AUGUSTA — Bicentennial Nature Park is going to take the summer off, despite last-ditch efforts to find a way to keep the swimming spot open by raising money privately and charging user fees.

Community Services Director Leif Dahlin said there’s not enough time, money or staff to open the park this summer. The City Council approved a budget two weeks ago that included no funding for the park, effectively closing it.

“This is late, exceedingly late,” Dahlin told city councilors Thursday when asked if the city could open the park this season. “If I were to tell you I could open it up in a timely manner, I’m kidding you and kidding myself. You could give me all the money in the world to open it up, but I still just don’t have the bodies (of city staff) to throw at it.”

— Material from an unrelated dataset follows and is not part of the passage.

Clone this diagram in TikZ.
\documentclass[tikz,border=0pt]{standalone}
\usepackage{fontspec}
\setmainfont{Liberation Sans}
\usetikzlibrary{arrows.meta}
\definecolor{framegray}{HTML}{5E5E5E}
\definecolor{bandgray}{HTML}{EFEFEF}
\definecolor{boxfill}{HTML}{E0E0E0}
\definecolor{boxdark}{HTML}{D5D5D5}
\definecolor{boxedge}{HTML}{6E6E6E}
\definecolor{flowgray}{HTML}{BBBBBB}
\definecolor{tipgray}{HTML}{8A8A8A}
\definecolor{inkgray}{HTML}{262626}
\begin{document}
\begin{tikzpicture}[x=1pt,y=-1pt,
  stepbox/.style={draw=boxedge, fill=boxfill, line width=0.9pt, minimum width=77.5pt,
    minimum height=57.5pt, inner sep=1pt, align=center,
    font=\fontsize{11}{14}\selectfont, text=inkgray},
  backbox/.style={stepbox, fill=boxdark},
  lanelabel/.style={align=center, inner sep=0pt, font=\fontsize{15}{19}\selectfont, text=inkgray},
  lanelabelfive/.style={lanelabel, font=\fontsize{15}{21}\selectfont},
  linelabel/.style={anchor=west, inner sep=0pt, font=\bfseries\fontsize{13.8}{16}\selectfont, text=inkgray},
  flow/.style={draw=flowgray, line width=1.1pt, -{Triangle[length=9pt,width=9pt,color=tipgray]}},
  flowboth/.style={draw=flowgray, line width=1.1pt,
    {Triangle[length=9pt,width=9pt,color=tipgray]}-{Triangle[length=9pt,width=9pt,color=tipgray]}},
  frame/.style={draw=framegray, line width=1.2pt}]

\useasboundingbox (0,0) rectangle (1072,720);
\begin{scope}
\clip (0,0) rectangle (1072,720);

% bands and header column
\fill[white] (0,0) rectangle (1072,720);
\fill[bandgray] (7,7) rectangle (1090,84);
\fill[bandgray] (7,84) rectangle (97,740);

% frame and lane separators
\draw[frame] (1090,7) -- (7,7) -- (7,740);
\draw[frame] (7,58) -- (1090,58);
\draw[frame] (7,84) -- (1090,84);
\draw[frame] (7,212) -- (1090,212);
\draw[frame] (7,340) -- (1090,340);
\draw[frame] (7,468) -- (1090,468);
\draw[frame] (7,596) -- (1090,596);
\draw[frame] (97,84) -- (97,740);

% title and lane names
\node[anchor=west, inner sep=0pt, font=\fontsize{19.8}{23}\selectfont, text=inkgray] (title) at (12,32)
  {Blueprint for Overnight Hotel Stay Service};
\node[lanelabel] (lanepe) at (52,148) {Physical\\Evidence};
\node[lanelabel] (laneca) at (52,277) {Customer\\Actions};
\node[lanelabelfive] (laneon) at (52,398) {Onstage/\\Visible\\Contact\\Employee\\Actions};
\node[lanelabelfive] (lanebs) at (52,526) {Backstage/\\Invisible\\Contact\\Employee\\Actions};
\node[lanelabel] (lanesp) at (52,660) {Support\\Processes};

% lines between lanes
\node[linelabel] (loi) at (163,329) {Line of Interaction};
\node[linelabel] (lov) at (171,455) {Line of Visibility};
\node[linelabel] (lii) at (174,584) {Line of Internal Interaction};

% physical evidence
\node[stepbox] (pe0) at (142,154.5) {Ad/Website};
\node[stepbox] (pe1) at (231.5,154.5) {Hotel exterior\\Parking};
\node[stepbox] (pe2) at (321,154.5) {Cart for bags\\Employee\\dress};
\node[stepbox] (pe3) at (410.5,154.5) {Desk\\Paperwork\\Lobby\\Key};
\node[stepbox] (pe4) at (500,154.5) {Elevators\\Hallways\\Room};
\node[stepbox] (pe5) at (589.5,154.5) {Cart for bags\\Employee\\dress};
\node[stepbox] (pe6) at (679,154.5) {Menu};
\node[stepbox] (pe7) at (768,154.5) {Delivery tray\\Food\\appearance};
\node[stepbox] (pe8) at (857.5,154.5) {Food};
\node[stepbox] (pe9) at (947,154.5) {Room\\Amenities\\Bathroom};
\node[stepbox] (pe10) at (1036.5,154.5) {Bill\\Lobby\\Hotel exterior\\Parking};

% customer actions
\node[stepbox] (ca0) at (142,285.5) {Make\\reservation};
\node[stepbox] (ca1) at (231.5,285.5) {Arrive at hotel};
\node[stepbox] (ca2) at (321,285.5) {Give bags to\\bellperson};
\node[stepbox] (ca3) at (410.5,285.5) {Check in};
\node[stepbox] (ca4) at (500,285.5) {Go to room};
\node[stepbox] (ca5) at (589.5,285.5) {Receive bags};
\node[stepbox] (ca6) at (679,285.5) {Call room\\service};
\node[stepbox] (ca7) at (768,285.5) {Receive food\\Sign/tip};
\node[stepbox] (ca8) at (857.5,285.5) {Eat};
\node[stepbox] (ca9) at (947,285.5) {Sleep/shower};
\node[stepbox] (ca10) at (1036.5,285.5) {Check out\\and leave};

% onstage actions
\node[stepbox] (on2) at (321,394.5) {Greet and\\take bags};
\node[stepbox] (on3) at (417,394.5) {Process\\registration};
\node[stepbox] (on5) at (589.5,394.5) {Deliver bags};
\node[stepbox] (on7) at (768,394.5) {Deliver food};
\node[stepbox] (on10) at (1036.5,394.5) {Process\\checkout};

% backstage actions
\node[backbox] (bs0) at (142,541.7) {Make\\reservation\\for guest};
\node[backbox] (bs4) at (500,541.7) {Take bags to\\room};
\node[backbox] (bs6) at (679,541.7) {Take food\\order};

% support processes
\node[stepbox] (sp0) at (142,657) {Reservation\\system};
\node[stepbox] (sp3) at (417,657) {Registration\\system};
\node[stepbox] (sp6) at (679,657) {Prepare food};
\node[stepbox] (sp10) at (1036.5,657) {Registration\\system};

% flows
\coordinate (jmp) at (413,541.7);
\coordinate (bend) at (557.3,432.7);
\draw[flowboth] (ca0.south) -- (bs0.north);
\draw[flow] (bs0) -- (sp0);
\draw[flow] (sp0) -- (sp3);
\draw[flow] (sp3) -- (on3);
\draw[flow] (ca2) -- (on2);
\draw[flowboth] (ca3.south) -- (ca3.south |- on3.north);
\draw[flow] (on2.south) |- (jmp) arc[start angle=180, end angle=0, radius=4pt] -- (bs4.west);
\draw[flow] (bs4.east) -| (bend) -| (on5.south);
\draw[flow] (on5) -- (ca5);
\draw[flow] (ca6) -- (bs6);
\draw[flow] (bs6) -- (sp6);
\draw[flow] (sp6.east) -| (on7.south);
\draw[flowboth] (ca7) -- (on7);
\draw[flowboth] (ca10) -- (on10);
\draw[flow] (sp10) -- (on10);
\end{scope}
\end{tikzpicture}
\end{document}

City Councilor Daniel Emery said he and other councilors said they got a lot of feedback from residents who were unhappy that the city-owned park on Three Corner Pond would not open. About 5,000 people used Bicentennial Nature Park last summer.

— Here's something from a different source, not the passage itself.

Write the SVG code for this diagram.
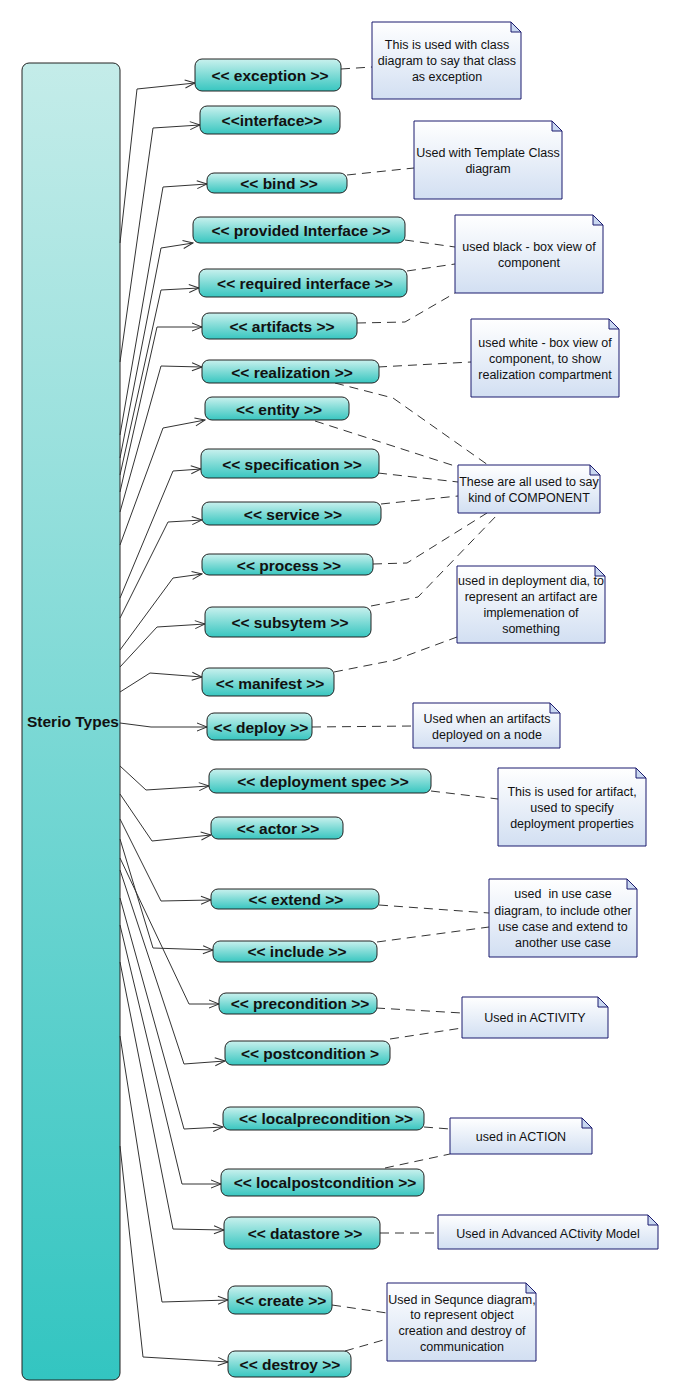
<svg xmlns="http://www.w3.org/2000/svg" width="679" height="1400" viewBox="0 0 679 1400">
<defs>
<linearGradient id="gBig" x1="0" y1="0" x2="0" y2="1"><stop offset="0" stop-color="#c4ece9"/><stop offset="1" stop-color="#33c5c1"/></linearGradient>
<linearGradient id="gNode" x1="0" y1="0" x2="0" y2="1"><stop offset="0" stop-color="#c9f1ee"/><stop offset="0.5" stop-color="#7fdbd6"/><stop offset="1" stop-color="#38c6c0"/></linearGradient>
<linearGradient id="gNote" x1="0" y1="0" x2="0" y2="1"><stop offset="0" stop-color="#ffffff"/><stop offset="1" stop-color="#d2dff2"/></linearGradient>
<marker id="arr" markerUnits="userSpaceOnUse" markerWidth="12" markerHeight="10" refX="11" refY="5" orient="auto"><path d="M1,1 L11,5 L1,9" fill="none" stroke="#333" stroke-width="1"/></marker>
</defs>
<style>
.big{fill:url(#gBig);stroke:#222;stroke-width:1}
.node rect{fill:url(#gNode);stroke:#222;stroke-width:1}
.node text{font-family:"Liberation Sans",Arial,sans-serif;font-weight:bold;font-size:15.5px;text-anchor:middle;fill:#111}
.note .b{fill:url(#gNote);stroke:#1a1a6e;stroke-width:1}
.note .f{fill:#c9d7f0;stroke:#1a1a6e;stroke-width:1}
.note text{font-family:"Liberation Sans",Arial,sans-serif;font-size:12.5px;text-anchor:middle;fill:#111}
.c{fill:none;stroke:#333;stroke-width:1;marker-end:url(#arr)}
.d{fill:none;stroke:#333;stroke-width:1;stroke-dasharray:9,6}
</style>

<g id="sterio-types">
<rect class="big" x="22" y="63" width="98" height="1317" rx="7"/>
<text x="27" y="727" style="font-family:'Liberation Sans',Arial,sans-serif;font-weight:bold;font-size:15.5px;fill:#111">Sterio Types</text>
</g>

<g id="connectors">
<polyline class="c" points="120,243 137,89 195,83"/>
<polyline class="c" points="120,362 153,128 200,125"/>
<polyline class="c" points="120,435 163,187 207,184"/>
<polyline class="c" points="120,458 161,248 193,243"/>
<polyline class="c" points="120,475 161,290 199,288"/>
<polyline class="c" points="120,492 157,327 202,327"/>
<polyline class="c" points="120,512 161,366 202,367"/>
<polyline class="c" points="120,545 163,428 205,420"/>
<polyline class="c" points="120,598 173,471 201,469"/>
<polyline class="c" points="120,618 168,522 202,520"/>
<polyline class="c" points="120,650 173,578 202,574"/>
<polyline class="c" points="120,667 157,627 205,624"/>
<polyline class="c" points="120,692 150,673 202,677"/>
<polyline class="c" points="120,723 151,727 207,727"/>
<polyline class="c" points="120,766 146,790 209,786"/>
<polyline class="c" points="120,794 152,841 211,835"/>
<polyline class="c" points="120,819 161,901 211,900"/>
<polyline class="c" points="120,839 153,948 213,950"/>
<polyline class="c" points="120,858 189,1004 219,1004"/>
<polyline class="c" points="120,870 184,1064 225,1061"/>
<polyline class="c" points="120,898 184,1129 223,1127"/>
<polyline class="c" points="120,925 182,1184 221,1184"/>
<polyline class="c" points="120,962 173,1229 224,1230"/>
<polyline class="c" points="120,1036 162,1302 228,1300"/>
<polyline class="c" points="120,1146 143,1357 228,1362"/>

<polyline class="d" points="341,69 372,67"/>
<polyline class="d" points="347,175 414,168"/>
<polyline class="d" points="405,240 455,247"/>
<polyline class="d" points="407,271 455,264"/>
<polyline class="d" points="357,323 405,322 455,293"/>
<polyline class="d" points="378,367 471,362"/>
<polyline class="d" points="335,383 393,398 488,465"/>
<polyline class="d" points="315,421 458,467"/>
<polyline class="d" points="378,473 458,482"/>
<polyline class="d" points="381,504 458,496"/>
<polyline class="d" points="373,564 407,563 487,513"/>
<polyline class="d" points="371,606 418,597 499,513"/>
<polyline class="d" points="334,672 395,660 457,637"/>
<polyline class="d" points="312,727 413,726"/>
<polyline class="d" points="431,791 498,799"/>
<polyline class="d" points="379,905 489,913"/>
<polyline class="d" points="377,942 489,927"/>
<polyline class="d" points="376,1008 462,1013"/>
<polyline class="d" points="390,1039 462,1028"/>
<polyline class="d" points="424,1127 450,1129"/>
<polyline class="d" points="385,1168 450,1154"/>
<polyline class="d" points="380,1233 438,1233"/>
<polyline class="d" points="332,1305 387,1313"/>
<polyline class="d" points="345,1351 387,1339"/>
</g>

<g id="n-exception" class="node"><rect x="195" y="59" width="146" height="32" rx="7"/><text x="270" y="81">&lt;&lt; exception &gt;&gt;</text></g>
<g id="n-interface" class="node"><rect x="200" y="106" width="140" height="28" rx="7"/><text x="272" y="126">&lt;&lt;interface&gt;&gt;</text></g>
<g id="n-bind" class="node"><rect x="207" y="173" width="140" height="20" rx="7"/><text x="279" y="189">&lt;&lt; bind &gt;&gt;</text></g>
<g id="n-provided" class="node"><rect x="193" y="217" width="212" height="26" rx="7"/><text x="301" y="236">&lt;&lt; provided Interface &gt;&gt;</text></g>
<g id="n-required" class="node"><rect x="199" y="269" width="208" height="28" rx="7"/><text x="305" y="289">&lt;&lt; required interface &gt;&gt;</text></g>
<g id="n-artifacts" class="node"><rect x="202" y="313" width="155" height="26" rx="7"/><text x="282" y="332">&lt;&lt; artifacts &gt;&gt;</text></g>
<g id="n-realization" class="node"><rect x="202" y="360" width="177" height="23" rx="7"/><text x="292" y="378">&lt;&lt; realization &gt;&gt;</text></g>
<g id="n-entity" class="node"><rect x="205" y="397" width="144" height="23" rx="7"/><text x="279" y="415">&lt;&lt; entity &gt;&gt;</text></g>
<g id="n-specification" class="node"><rect x="201" y="449" width="178" height="29" rx="7"/><text x="292" y="470">&lt;&lt; specification &gt;&gt;</text></g>
<g id="n-service" class="node"><rect x="202" y="502" width="179" height="23" rx="7"/><text x="293" y="520">&lt;&lt; service &gt;&gt;</text></g>
<g id="n-process" class="node"><rect x="202" y="554" width="171" height="21" rx="7"/><text x="289" y="571">&lt;&lt; process &gt;&gt;</text></g>
<g id="n-subsytem" class="node"><rect x="205" y="607" width="166" height="30" rx="7"/><text x="290" y="628">&lt;&lt; subsytem &gt;&gt;</text></g>
<g id="n-manifest" class="node"><rect x="202" y="668" width="132" height="28" rx="7"/><text x="270" y="689">&lt;&lt; manifest &gt;&gt;</text></g>
<g id="n-deploy" class="node"><rect x="207" y="713" width="105" height="27" rx="7"/><text x="261" y="733">&lt;&lt; deploy &gt;&gt;</text></g>
<g id="n-deployment-spec" class="node"><rect x="209" y="769" width="222" height="24" rx="7"/><text x="323" y="787">&lt;&lt; deployment spec &gt;&gt;</text></g>
<g id="n-actor" class="node"><rect x="211" y="817" width="132" height="22" rx="7"/><text x="278" y="834">&lt;&lt; actor &gt;&gt;</text></g>
<g id="n-extend" class="node"><rect x="211" y="889" width="168" height="20" rx="7"/><text x="296" y="905">&lt;&lt; extend &gt;&gt;</text></g>
<g id="n-include" class="node"><rect x="213" y="941" width="164" height="21" rx="7"/><text x="297" y="957">&lt;&lt; include &gt;&gt;</text></g>
<g id="n-precondition" class="node"><rect x="219" y="993" width="158" height="21" rx="7"/><text x="300" y="1009">&lt;&lt; precondition &gt;&gt;</text></g>
<g id="n-postcondition" class="node"><rect x="225" y="1041" width="165" height="24" rx="7"/><text x="310" y="1059">&lt;&lt; postcondition &gt;</text></g>
<g id="n-localprecondition" class="node"><rect x="223" y="1107" width="201" height="23" rx="7"/><text x="326" y="1124">&lt;&lt; localprecondition &gt;&gt;</text></g>
<g id="n-localpostcondition" class="node"><rect x="221" y="1169" width="203" height="27" rx="7"/><text x="325" y="1188">&lt;&lt; localpostcondition &gt;&gt;</text></g>
<g id="n-datastore" class="node"><rect x="224" y="1217" width="156" height="32" rx="7"/><text x="305" y="1239">&lt;&lt; datastore &gt;&gt;</text></g>
<g id="n-create" class="node"><rect x="228" y="1286" width="104" height="28" rx="7"/><text x="281" y="1306">&lt;&lt; create &gt;&gt;</text></g>
<g id="n-destroy" class="node"><rect x="228" y="1351" width="123" height="26" rx="7"/><text x="290" y="1370">&lt;&lt; destroy &gt;&gt;</text></g>

<g id="note-exception" class="note"><path class="b" d="M372,22 H511 L521,32 V99 H372 Z"/><path class="f" d="M511,22 L521,32 H511 Z"/><text x="447" y="49">This is used with class</text><text x="447" y="65">diagram to say that class</text><text x="447" y="81">as exception</text></g>
<g id="note-bind" class="note"><path class="b" d="M414,121 H552 L562,131 V199 H414 Z"/><path class="f" d="M552,121 L562,131 H552 Z"/><text x="488" y="157">Used with Template Class</text><text x="488" y="173">diagram</text></g>
<g id="note-blackbox" class="note"><path class="b" d="M455,215 H593 L603,225 V293 H455 Z"/><path class="f" d="M593,215 L603,225 H593 Z"/><text x="529" y="251">used black - box view of</text><text x="529" y="267">component</text></g>
<g id="note-whitebox" class="note"><path class="b" d="M471,319 H609 L619,329 V397 H471 Z"/><path class="f" d="M609,319 L619,329 H609 Z"/><text x="545" y="347">used white - box view of</text><text x="545" y="363">component, to show</text><text x="545" y="379">realization compartment</text></g>
<g id="note-component" class="note"><path class="b" d="M458,465 H590 L600,475 V513 H458 Z"/><path class="f" d="M590,465 L600,475 H590 Z"/><text x="529" y="486">These are all used to say</text><text x="529" y="502">kind of COMPONENT</text></g>
<g id="note-manifest" class="note"><path class="b" d="M457,566 H595 L605,576 V643 H457 Z"/><path class="f" d="M595,566 L605,576 H595 Z"/><text x="531" y="585">used in deployment dia, to</text><text x="531" y="601">represent an artifact are</text><text x="531" y="617">implemenation of</text><text x="531" y="633">something</text></g>
<g id="note-deploy" class="note"><path class="b" d="M413,703 H550 L560,713 V748 H413 Z"/><path class="f" d="M550,703 L560,713 H550 Z"/><text x="487" y="723">Used when an artifacts</text><text x="487" y="739">deployed on a node</text></g>
<g id="note-dspec" class="note"><path class="b" d="M498,768 H636 L646,778 V846 H498 Z"/><path class="f" d="M636,768 L646,778 H636 Z"/><text x="572" y="796">This is used for artifact,</text><text x="572" y="812">used to specify</text><text x="572" y="828">deployment properties</text></g>
<g id="note-usecase" class="note"><path class="b" d="M489,879 H627 L637,889 V957 H489 Z"/><path class="f" d="M627,879 L637,889 H627 Z"/><text x="563" y="898" style="white-space:pre">used  in use case</text><text x="563" y="915">diagram, to include other</text><text x="563" y="931">use case and extend to</text><text x="563" y="947">another use case</text></g>
<g id="note-activity" class="note"><path class="b" d="M462,997 H598 L608,1007 V1038 H462 Z"/><path class="f" d="M598,997 L608,1007 H598 Z"/><text x="535" y="1022">Used in ACTIVITY</text></g>
<g id="note-action" class="note"><path class="b" d="M450,1118 H582 L592,1128 V1154 H450 Z"/><path class="f" d="M582,1118 L592,1128 H582 Z"/><text x="521" y="1141">used in ACTION</text></g>
<g id="note-datastore" class="note"><path class="b" d="M438,1215 H648 L658,1225 V1249 H438 Z"/><path class="f" d="M648,1215 L658,1225 H648 Z"/><text x="548" y="1238">Used in Advanced ACtivity Model</text></g>
<g id="note-sequence" class="note"><path class="b" d="M387,1283 H526 L536,1293 V1361 H387 Z"/><path class="f" d="M526,1283 L536,1293 H526 Z"/><text x="462" y="1304">Used in Sequnce diagram,</text><text x="462" y="1319">to represent object</text><text x="462" y="1335">creation and destroy of</text><text x="462" y="1351">communication</text></g>
</svg>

He said a representative from the Augusta Rotary Club called him to offer the club’s assistance in hosting fundraisers to help open the park.

Emery had proposed a user fee system, charging residents who wish to use the park $10 for a season pass to do so.

However, after hearing from Dahlin about the obstacles to opening the park amid the other tasks city parks and recreation staff have to do, councilors instead agreed to have a committee study ways to make the park’s operation sustainable and aim for opening it up next summer — for good.

“I totally support the spirit of wanting to have Bicentennial Nature Park open,” said Councilor David Rollins. “But we need to look at it as an ongoing operation, not trying to fund it as a one-time project, so every year Bicentennial Nature Park isn’t one of the sacrificial lambs on the chopping block.”

Rollins suggested the city form a partnership with the private sector and residents to find a way to keep the park open in the future.

City Manager William Bridgeo said the city’s Parks and Recreation Advisory Commission, with input from the Conservation Commission, could look into the issue and make a recommendation to the council.

The city will save $40,000 by not opening it this summer.

Dahlin noted the city charged admission to the park a few years ago, but the cost of collecting the admission fees, between staff time and properly accounting for the money, was more than the total fees collected.

Bridgeo said the park was created with a delicate balance in mind, seeking to provide city residents a place to enjoy nature while appeasing neighboring pond property owners’ concerns about noise and pollution from the site. He said it will take time to come up with a way to reopen the park safely and in a manner that would not upset residents and camp owners on Three Corner Pond.

“I’m very nervous about jumping first and assuming all that is going to work out,” Bridgeo said. “There is a fair amount of responsibility when you assume a swimming venue as a municipality, particularly one crafted in the middle of a residential neighborhood.

“That delicate balance has been conscientiously maintained by the city for 12 years now. I think there is an obligation to continue to honor that.”